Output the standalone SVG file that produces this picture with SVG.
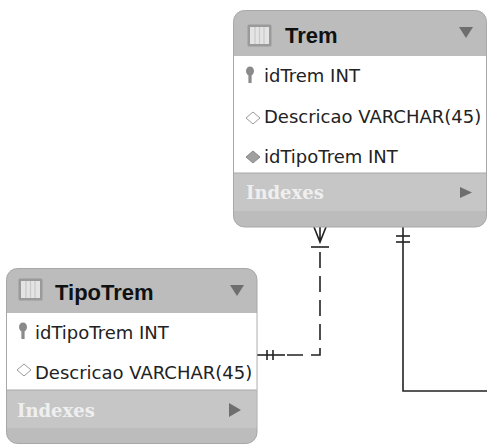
<svg xmlns="http://www.w3.org/2000/svg" width="487" height="445" viewBox="0 0 487 445">
<style>
.box{fill:#bcbcbc;stroke:#a8a8a8;stroke-width:1}
.body{fill:#ffffff}
.idx{fill:#c6c6c6}
.title{font-family:"Liberation Sans",Arial,sans-serif;font-weight:bold;font-size:22px;fill:#111}
.col{font-family:"DejaVu Sans",Verdana,sans-serif;font-size:18px;fill:#222}
.ixt{font-family:"DejaVu Serif","Liberation Serif",serif;font-weight:bold;font-size:18px;fill:#efefef}
.tri{fill:#6e6e6e}
.ln{stroke:#222;stroke-width:1.6;fill:none}
.dash{stroke-dasharray:16 8}
.dopen{fill:#fff;stroke:#999;stroke-width:1}
.dfill{fill:#a0a0a0;stroke:#888;stroke-width:1}
</style>
<defs>
<g id="tblicon">
<rect x="0.5" y="0.5" width="24" height="22" rx="1.5" fill="#9a9a9a"/>
<rect x="3" y="3" width="19" height="17" fill="#e4e4e4"/>
<line x1="8" y1="3" x2="8" y2="20" stroke="#c8c8c8" stroke-width="1.2"/>
<line x1="12.5" y1="3" x2="12.5" y2="20" stroke="#c8c8c8" stroke-width="1.2"/>
<line x1="17" y1="3" x2="17" y2="20" stroke="#c8c8c8" stroke-width="1.2"/>
</g>
<g id="keyicon">
<ellipse cx="0" cy="0" rx="4" ry="4.5" fill="#8a8a8a"/>
<rect x="-1.6" y="3" width="3.2" height="9" fill="#8a8a8a"/>
</g>
</defs>

<g id="connectors">
<path class="ln dash" d="M320,252 L320,355 L279,355"/>
<path class="ln" d="M257,355 L285,355"/>
<line class="ln" x1="267" y1="350" x2="267" y2="360"/>
<line class="ln" x1="273" y1="350" x2="273" y2="360"/>
<path class="ln" d="M314,227 L320,242 L326,227 M320,227 L320,242"/>
<line class="ln" x1="311" y1="247" x2="329" y2="247"/>
<path class="ln" d="M403,227 L403,391 L487,391"/>
<line class="ln" x1="396" y1="236" x2="410" y2="236"/>
<line class="ln" x1="396" y1="242" x2="410" y2="242"/>
</g>

<g id="Trem">
<rect class="box" x="233.5" y="10.5" width="253" height="216.5" rx="11"/>
<rect class="body" x="234" y="56" width="252" height="117"/>
<rect class="idx" x="234" y="173" width="252" height="38"/>
<line x1="234" y1="173" x2="486" y2="173" stroke="#a8a8a8"/>
<use href="#tblicon" x="247" y="24"/>
<text class="title" x="285" y="43">Trem</text>
<path class="tri" d="M459,27 L473,27 L466,38 Z"/>
<use href="#keyicon" x="250" y="71"/>
<text class="col" x="264" y="82">idTrem INT</text>
<path class="dopen" d="M246,118 L253,112 L260,118 L253,124 Z"/>
<text class="col" x="264" y="123">Descricao VARCHAR(45)</text>
<path class="dfill" d="M246,157 L253,151 L260,157 L253,163 Z"/>
<text class="col" x="264" y="163">idTipoTrem INT</text>
<text class="ixt" x="246" y="199">Indexes</text>
<path class="tri" d="M460,187 L472,192.5 L460,198 Z"/>
</g>

<g id="TipoTrem">
<rect class="box" x="6.5" y="268.5" width="250.5" height="175" rx="11"/>
<rect class="body" x="7" y="313" width="249.5" height="77"/>
<rect class="idx" x="7" y="390" width="249.5" height="38"/>
<line x1="7" y1="390" x2="256.5" y2="390" stroke="#a8a8a8"/>
<use href="#tblicon" x="18" y="278"/>
<text class="title" x="55" y="300">TipoTrem</text>
<path class="tri" d="M230,285 L244,285 L237,296 Z"/>
<use href="#keyicon" x="23" y="327"/>
<text class="col" x="35" y="339">idTipoTrem INT</text>
<path class="dopen" d="M17,370 L24,364 L31,370 L24,376 Z"/>
<text class="col" x="35" y="379">Descricao VARCHAR(45)</text>
<text class="ixt" x="17" y="417">Indexes</text>
<path class="tri" d="M229,403 L241,410 L229,417 Z"/>
</g>
</svg>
==============================
## Work to do
Set down the material exactly, every line of it, except for the pictures.

## Complete response
Output the standalone SVG file that produces this picture with SVG.
<svg xmlns="http://www.w3.org/2000/svg" width="487" height="445" viewBox="0 0 487 445">
<style>
.box{fill:#bcbcbc;stroke:#a8a8a8;stroke-width:1}
.body{fill:#ffffff}
.idx{fill:#c6c6c6}
.title{font-family:"Liberation Sans",Arial,sans-serif;font-weight:bold;font-size:22px;fill:#111}
.col{font-family:"DejaVu Sans",Verdana,sans-serif;font-size:18px;fill:#222}
.ixt{font-family:"DejaVu Serif","Liberation Serif",serif;font-weight:bold;font-size:18px;fill:#efefef}
.tri{fill:#6e6e6e}
.ln{stroke:#222;stroke-width:1.6;fill:none}
.dash{stroke-dasharray:16 8}
.dopen{fill:#fff;stroke:#999;stroke-width:1}
.dfill{fill:#a0a0a0;stroke:#888;stroke-width:1}
</style>
<defs>
<g id="tblicon">
<rect x="0.5" y="0.5" width="24" height="22" rx="1.5" fill="#9a9a9a"/>
<rect x="3" y="3" width="19" height="17" fill="#e4e4e4"/>
<line x1="8" y1="3" x2="8" y2="20" stroke="#c8c8c8" stroke-width="1.2"/>
<line x1="12.5" y1="3" x2="12.5" y2="20" stroke="#c8c8c8" stroke-width="1.2"/>
<line x1="17" y1="3" x2="17" y2="20" stroke="#c8c8c8" stroke-width="1.2"/>
</g>
<g id="keyicon">
<ellipse cx="0" cy="0" rx="4" ry="4.5" fill="#8a8a8a"/>
<rect x="-1.6" y="3" width="3.2" height="9" fill="#8a8a8a"/>
</g>
</defs>

<g id="connectors">
<path class="ln dash" d="M320,252 L320,355 L279,355"/>
<path class="ln" d="M257,355 L285,355"/>
<line class="ln" x1="267" y1="350" x2="267" y2="360"/>
<line class="ln" x1="273" y1="350" x2="273" y2="360"/>
<path class="ln" d="M314,227 L320,242 L326,227 M320,227 L320,242"/>
<line class="ln" x1="311" y1="247" x2="329" y2="247"/>
<path class="ln" d="M403,227 L403,391 L487,391"/>
<line class="ln" x1="396" y1="236" x2="410" y2="236"/>
<line class="ln" x1="396" y1="242" x2="410" y2="242"/>
</g>

<g id="Trem">
<rect class="box" x="233.5" y="10.5" width="253" height="216.5" rx="11"/>
<rect class="body" x="234" y="56" width="252" height="117"/>
<rect class="idx" x="234" y="173" width="252" height="38"/>
<line x1="234" y1="173" x2="486" y2="173" stroke="#a8a8a8"/>
<use href="#tblicon" x="247" y="24"/>
<text class="title" x="285" y="43">Trem</text>
<path class="tri" d="M459,27 L473,27 L466,38 Z"/>
<use href="#keyicon" x="250" y="71"/>
<text class="col" x="264" y="82">idTrem INT</text>
<path class="dopen" d="M246,118 L253,112 L260,118 L253,124 Z"/>
<text class="col" x="264" y="123">Descricao VARCHAR(45)</text>
<path class="dfill" d="M246,157 L253,151 L260,157 L253,163 Z"/>
<text class="col" x="264" y="163">idTipoTrem INT</text>
<text class="ixt" x="246" y="199">Indexes</text>
<path class="tri" d="M460,187 L472,192.5 L460,198 Z"/>
</g>

<g id="TipoTrem">
<rect class="box" x="6.5" y="268.5" width="250.5" height="175" rx="11"/>
<rect class="body" x="7" y="313" width="249.5" height="77"/>
<rect class="idx" x="7" y="390" width="249.5" height="38"/>
<line x1="7" y1="390" x2="256.5" y2="390" stroke="#a8a8a8"/>
<use href="#tblicon" x="18" y="278"/>
<text class="title" x="55" y="300">TipoTrem</text>
<path class="tri" d="M230,285 L244,285 L237,296 Z"/>
<use href="#keyicon" x="23" y="327"/>
<text class="col" x="35" y="339">idTipoTrem INT</text>
<path class="dopen" d="M17,370 L24,364 L31,370 L24,376 Z"/>
<text class="col" x="35" y="379">Descricao VARCHAR(45)</text>
<text class="ixt" x="17" y="417">Indexes</text>
<path class="tri" d="M229,403 L241,410 L229,417 Z"/>
</g>
</svg>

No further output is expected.